begin Available data
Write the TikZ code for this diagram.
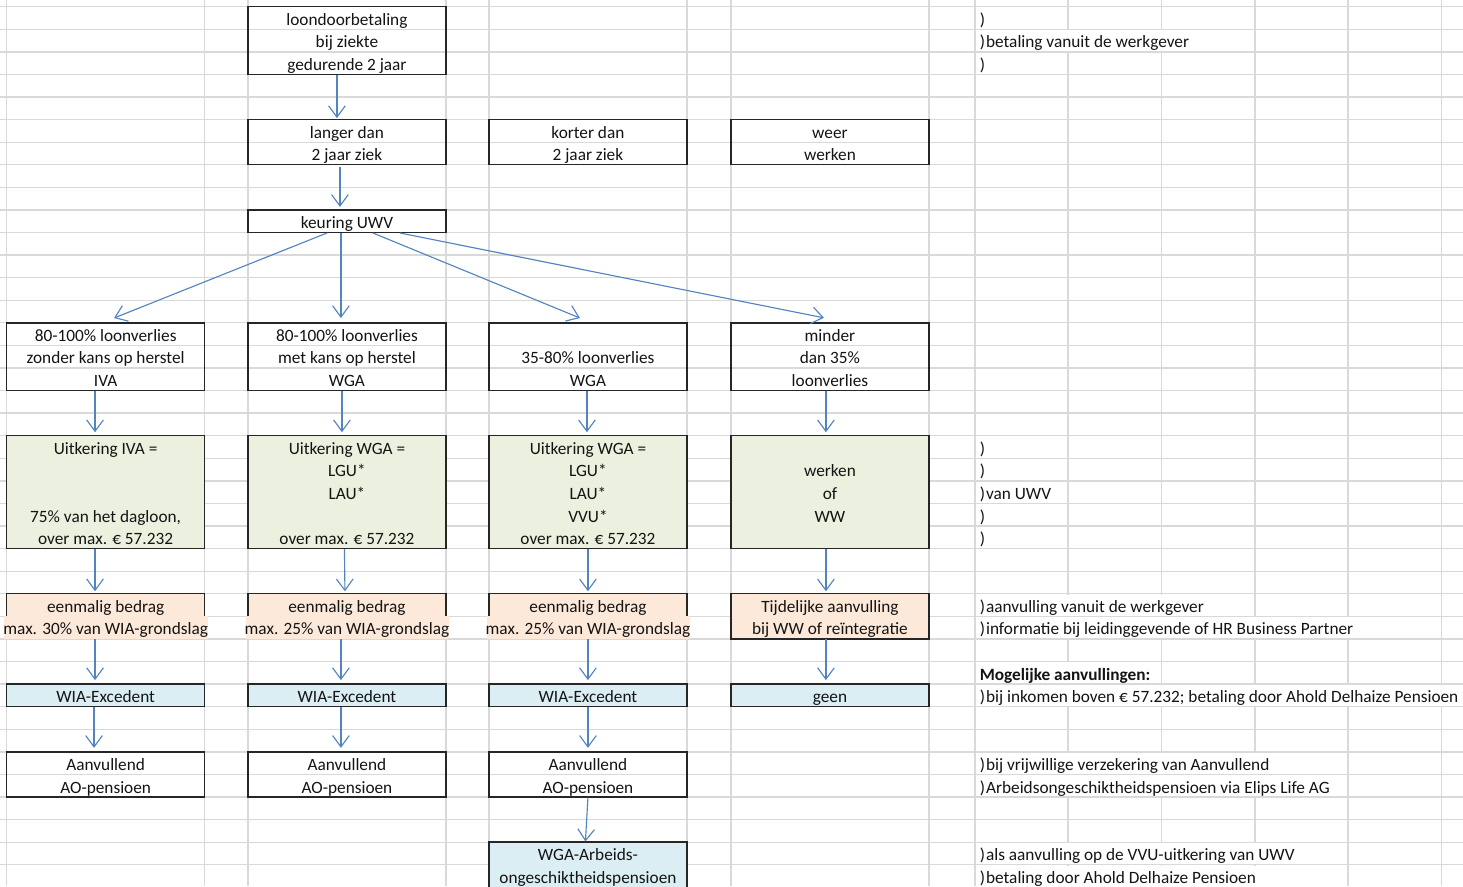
\documentclass[tikz,border=0pt]{standalone}
\usepackage{fontspec}
\setmainfont{Carlito}
\usetikzlibrary{arrows.meta,calc}
\definecolor{gridc}{RGB}{217,217,217}
\definecolor{boxc}{RGB}{38,38,38}
\definecolor{arrc}{RGB}{84,132,192}
\definecolor{greenf}{RGB}{235,241,222}
\definecolor{peachf}{RGB}{253,233,217}
\definecolor{bluef}{RGB}{218,238,243}
\definecolor{txtc}{RGB}{20,20,20}
\newcommand\cellfont{\fontsize{12.95pt}{16.935pt}\selectfont}
\newcommand\cs{\rule[-3pt]{0pt}{16.935pt}}
\lineskiplimit=-4pt
\begin{document}
\begin{tikzpicture}[x=0.75pt,y=-0.75pt,
 gridline/.style={draw=gridc,line width=1pt},
 box/.style={draw=boxc,line width=1.05pt,inner sep=0pt,outer sep=0pt,anchor=north west,align=center,font=\cellfont,text=txtc,minimum width=148.4pt},
 rowone/.style={minimum height=16.935pt},
 rowtwo/.style={minimum height=33.87pt},
 rowthree/.style={minimum height=50.805pt},
 rowfive/.style={minimum height=84.675pt},
 gbox/.style={box,fill=greenf},
 bbox/.style={box,fill=bluef},
 pbox/.style={box,draw=none,fill=peachf},
 edgeline/.style={draw=boxc,line width=1.05pt},
 arr/.style={draw=arrc,line width=0.85pt,-{Straight Barb[length=8.5pt,width=12.5pt]}},
 rtxt/.style={anchor=base west,inner sep=0pt,font=\cellfont,text=txtc},
]
\useasboundingbox (0,0) rectangle (1463,886);
\clip (0,0) rectangle (1463,886);
\fill[white] (0,0) rectangle (1463,886);
% grid
\foreach \k in {0,...,38} \draw[gridline] (0,{6.7+22.58*\k}) -- (1463,{6.7+22.58*\k});
\foreach \x in {6.7,204.5,248,446,489,687,731,929,975,1068,1161.5,1255,1348,1441.5} \draw[gridline] (\x,0) -- (\x,886);
% spilled text hides grid
\fill[white] (977,30.1) rectangle (1163,51.0);
\fill[white] (977,594.6) rectangle (1163,615.5);
\fill[white] (977,617.2) rectangle (1350,638.1);
\fill[white] (977,662.3) rectangle (1070,683.3);
\fill[white] (977,684.9) rectangle (1463,705.9);
\fill[white] (977,752.6) rectangle (1257,773.6);
\fill[white] (977,775.2) rectangle (1257,796.2);
\fill[white] (977,842.9) rectangle (1257,863.9);
\fill[white] (977,865.5) rectangle (1257,886.5);
% peach overflow
\fill[peachf] (4,616.36) rectangle (207.5,638.94);
\fill[peachf] (245.5,616.36) rectangle (448.5,638.94);
\fill[peachf] (486.5,616.36) rectangle (689.5,638.94);

% boxes
\node[box,rowthree] (loon) at (248,6.7) {\cs loondoorbetaling\\\cs bij ziekte\\\cs gedurende 2 jaar};
\node[box,rowtwo] (langer) at (248,119.6) {\cs langer dan\\\cs 2 jaar ziek};
\node[box,rowtwo] (korter) at (489,119.6) {\cs korter dan\\\cs 2 jaar ziek};
\node[box,rowtwo] (weer) at (731,119.6) {\cs weer\\\cs werken};
\node[box,rowone] (keur) at (248,209.92) {\cs keuring UWV};

\node[box,rowthree] (b1) at (6.7,322.82) {\cs 80-100\% loonverlies\\\cs zonder kans op herstel\\\cs IVA};
\node[box,rowthree] (b2) at (248,322.82) {\cs 80-100\% loonverlies\\\cs met kans op herstel\\\cs WGA};
\node[box,rowthree] (b3) at (489,322.82) {\cs\\\cs 35-80\% loonverlies\\\cs WGA};
\node[box,rowthree] (b4) at (731,322.82) {\cs minder\\\cs dan 35\%\\\cs loonverlies};

\node[gbox,rowfive] (g1) at (6.7,435.72) {\cs Uitkering IVA =\\\cs\\\cs\\\cs 75\% van het dagloon,\\\cs over max. € 57.232};
\node[gbox,rowfive] (g2) at (248,435.72) {\cs Uitkering WGA =\\\cs LGU*\\\cs LAU*\\\cs\\\cs over max. € 57.232};
\node[gbox,rowfive] (g3) at (489,435.72) {\cs Uitkering WGA =\\\cs LGU*\\\cs LAU*\\\cs VVU*\\\cs over max. € 57.232};
\node[gbox,rowfive] (g4) at (731,435.72) {\cs\\\cs werken\\\cs of\\\cs WW\\\cs};

\node[pbox,rowtwo] (p1) at (6.7,593.78) {\cs eenmalig bedrag\\\cs\makebox[0pt]{max. 30\% van WIA-grondslag}};
\node[pbox,rowtwo] (p2) at (248,593.78) {\cs eenmalig bedrag\\\cs\makebox[0pt]{max. 25\% van WIA-grondslag}};
\node[pbox,rowtwo] (p3) at (489,593.78) {\cs eenmalig bedrag\\\cs\makebox[0pt]{max. 25\% van WIA-grondslag}};
\node[box,rowtwo,fill=peachf] (p4) at (731,593.78) {\cs Tijdelijke aanvulling\\\cs bij WW of reïntegratie};
\foreach \p in {p1,p2,p3}
  \draw[edgeline] ($(\p.south west)+(0,-22.58)$) -- (\p.north west) -- (\p.north east) -- ($(\p.south east)+(0,-22.58)$);

\node[bbox,rowone] (w1) at (6.7,684.1) {\cs WIA-Excedent};
\node[bbox,rowone] (w2) at (248,684.1) {\cs WIA-Excedent};
\node[bbox,rowone] (w3) at (489,684.1) {\cs WIA-Excedent};
\node[bbox,rowone] (w4) at (731,684.1) {\cs geen};

\node[box,rowtwo] (a1) at (6.7,751.84) {\cs Aanvullend\\\cs AO-pensioen};
\node[box,rowtwo] (a2) at (248,751.84) {\cs Aanvullend\\\cs AO-pensioen};
\node[box,rowtwo] (a3) at (489,751.84) {\cs Aanvullend\\\cs AO-pensioen};

\node[bbox,rowtwo] (arb) at (489,842.16) {\cs WGA-Arbeids-\\\cs ongeschiktheidspensioen};

% arrows
\draw[arr] ($(loon.south)+(-10,0.5)$) -- ($(langer.north)+(-10,-1.5)$);
\draw[arr] ($(langer.south)+(-7,2.5)$) -- ($(keur.north)+(-7,-3)$);
\draw[arr] ($(keur.south)+(-20,0.5)$) -- ($(b1.north)+(8.4,-4.8)$);
\draw[arr] ($(keur.south)+(-6,0.5)$) -- ($(b2.north)+(-6,-4.8)$);
\draw[arr] ($(keur.south)+(26,0.5)$) -- ($(b3.north)+(-8,-4.8)$);
\draw[arr] ($(keur.south)+(53,0.5)$) -- ($(b4.north)+(-6,-5)$);

\draw[arr] ($(b1.south)+(-10.6,0.5)$) -- ($(g1.north)+(-10.6,-3.5)$);
\draw[arr] ($(b2.south)+(-5,0.5)$) -- ($(g2.north)+(-5,-3.5)$);
\draw[arr] ($(b3.south)+(-1,0.5)$) -- ($(g3.north)+(-1,-3.5)$);
\draw[arr] ($(b4.south)+(-4,0.5)$) -- ($(g4.north)+(-4,-3.5)$);

\draw[arr] ($(g1.south)+(-10.6,0.5)$) -- ($(p1.north)+(-10.6,-2.5)$);
\draw[arr] ($(g2.south)+(-2.5,0.5)$) -- ($(p2.north)+(-2,-2.5)$);
\draw[arr] ($(g3.south)+(0,0.5)$) -- ($(p3.north)+(0,-2.5)$);
\draw[arr] ($(g4.south)+(-4,0.5)$) -- ($(p4.north)+(-4,-2.5)$);

\draw[arr] ($(p1.south)+(-10.6,0.5)$) -- ($(w1.north)+(-10.6,-4)$);
\draw[arr] ($(p2.south)+(-6,0.5)$) -- ($(w2.north)+(-6,-4)$);
\draw[arr] ($(p3.south)+(0,0.5)$) -- ($(w3.north)+(0,-4)$);
\draw[arr] ($(p4.south)+(-4,0.5)$) -- ($(w4.north)+(-4,-4)$);

\draw[arr] ($(w1.south)+(-11.6,0.5)$) -- ($(a1.north)+(-11.6,-4)$);
\draw[arr] ($(w2.south)+(-6,0.5)$) -- ($(a2.north)+(-6,-4)$);
\draw[arr] ($(w3.south)+(0,0.5)$) -- ($(a3.north)+(0,-4)$);

\draw[arr] ($(a3.south)+(0,0.5)$) -- ($(arb.north)+(-2.5,-0.7)$);

% right-hand notes
\node[rtxt] (n0) at (979.5,25.28) {)};
\node[rtxt] (n1) at (979.5,47.86) {)\kern0.8pt betaling vanuit de werkgever};
\node[rtxt] (n2) at (979.5,70.44) {)};
\node[rtxt] (n19) at (979.5,454.3) {)};
\node[rtxt] (n20) at (979.5,476.88) {)};
\node[rtxt] (n21) at (979.5,499.46) {)\kern0.8pt van UWV};
\node[rtxt] (n22) at (979.5,522.04) {)};
\node[rtxt] (n23) at (979.5,544.62) {)};
\node[rtxt] (n26) at (979.5,612.36) {)\kern0.8pt aanvulling vanuit de werkgever};
\node[rtxt] (n27) at (979.5,634.94) {)\kern0.8pt informatie bij leidinggevende of HR Business Partner};
\node[rtxt,font=\cellfont\bfseries] (n29) at (979.5,680.1) {Mogelijke aanvullingen:};
\node[rtxt] (n30) at (979.5,702.68) {)\kern0.8pt bij inkomen boven € 57.232; betaling door Ahold Delhaize Pensioen};
\node[rtxt] (n33) at (979.5,770.42) {)\kern0.8pt bij vrijwillige verzekering van Aanvullend};
\node[rtxt] (n34) at (979.5,793.0) {)\kern0.8pt Arbeidsongeschiktheidspensioen via Elips Life AG};
\node[rtxt] (n37) at (979.5,860.74) {)\kern0.8pt als aanvulling op de VVU-uitkering van UWV};
\node[rtxt] (n38) at (979.5,883.32) {)\kern0.8pt betaling door Ahold Delhaize Pensioen};
\end{tikzpicture}
\end{document}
end Available data
**Written instruction:** Take the lines from the start of the material to the line with "(486.5,616.36) rectangle (689.5,638.94);", both included, and transcribe them exactly without the pictures.

**Result of the task:**
Write the TikZ code for this diagram.
\documentclass[tikz,border=0pt]{standalone}
\usepackage{fontspec}
\setmainfont{Carlito}
\usetikzlibrary{arrows.meta,calc}
\definecolor{gridc}{RGB}{217,217,217}
\definecolor{boxc}{RGB}{38,38,38}
\definecolor{arrc}{RGB}{84,132,192}
\definecolor{greenf}{RGB}{235,241,222}
\definecolor{peachf}{RGB}{253,233,217}
\definecolor{bluef}{RGB}{218,238,243}
\definecolor{txtc}{RGB}{20,20,20}
\newcommand\cellfont{\fontsize{12.95pt}{16.935pt}\selectfont}
\newcommand\cs{\rule[-3pt]{0pt}{16.935pt}}
\lineskiplimit=-4pt
\begin{document}
\begin{tikzpicture}[x=0.75pt,y=-0.75pt,
 gridline/.style={draw=gridc,line width=1pt},
 box/.style={draw=boxc,line width=1.05pt,inner sep=0pt,outer sep=0pt,anchor=north west,align=center,font=\cellfont,text=txtc,minimum width=148.4pt},
 rowone/.style={minimum height=16.935pt},
 rowtwo/.style={minimum height=33.87pt},
 rowthree/.style={minimum height=50.805pt},
 rowfive/.style={minimum height=84.675pt},
 gbox/.style={box,fill=greenf},
 bbox/.style={box,fill=bluef},
 pbox/.style={box,draw=none,fill=peachf},
 edgeline/.style={draw=boxc,line width=1.05pt},
 arr/.style={draw=arrc,line width=0.85pt,-{Straight Barb[length=8.5pt,width=12.5pt]}},
 rtxt/.style={anchor=base west,inner sep=0pt,font=\cellfont,text=txtc},
]
\useasboundingbox (0,0) rectangle (1463,886);
\clip (0,0) rectangle (1463,886);
\fill[white] (0,0) rectangle (1463,886);
% grid
\foreach \k in {0,...,38} \draw[gridline] (0,{6.7+22.58*\k}) -- (1463,{6.7+22.58*\k});
\foreach \x in {6.7,204.5,248,446,489,687,731,929,975,1068,1161.5,1255,1348,1441.5} \draw[gridline] (\x,0) -- (\x,886);
% spilled text hides grid
\fill[white] (977,30.1) rectangle (1163,51.0);
\fill[white] (977,594.6) rectangle (1163,615.5);
\fill[white] (977,617.2) rectangle (1350,638.1);
\fill[white] (977,662.3) rectangle (1070,683.3);
\fill[white] (977,684.9) rectangle (1463,705.9);
\fill[white] (977,752.6) rectangle (1257,773.6);
\fill[white] (977,775.2) rectangle (1257,796.2);
\fill[white] (977,842.9) rectangle (1257,863.9);
\fill[white] (977,865.5) rectangle (1257,886.5);
% peach overflow
\fill[peachf] (4,616.36) rectangle (207.5,638.94);
\fill[peachf] (245.5,616.36) rectangle (448.5,638.94);
\fill[peachf] (486.5,616.36) rectangle (689.5,638.94);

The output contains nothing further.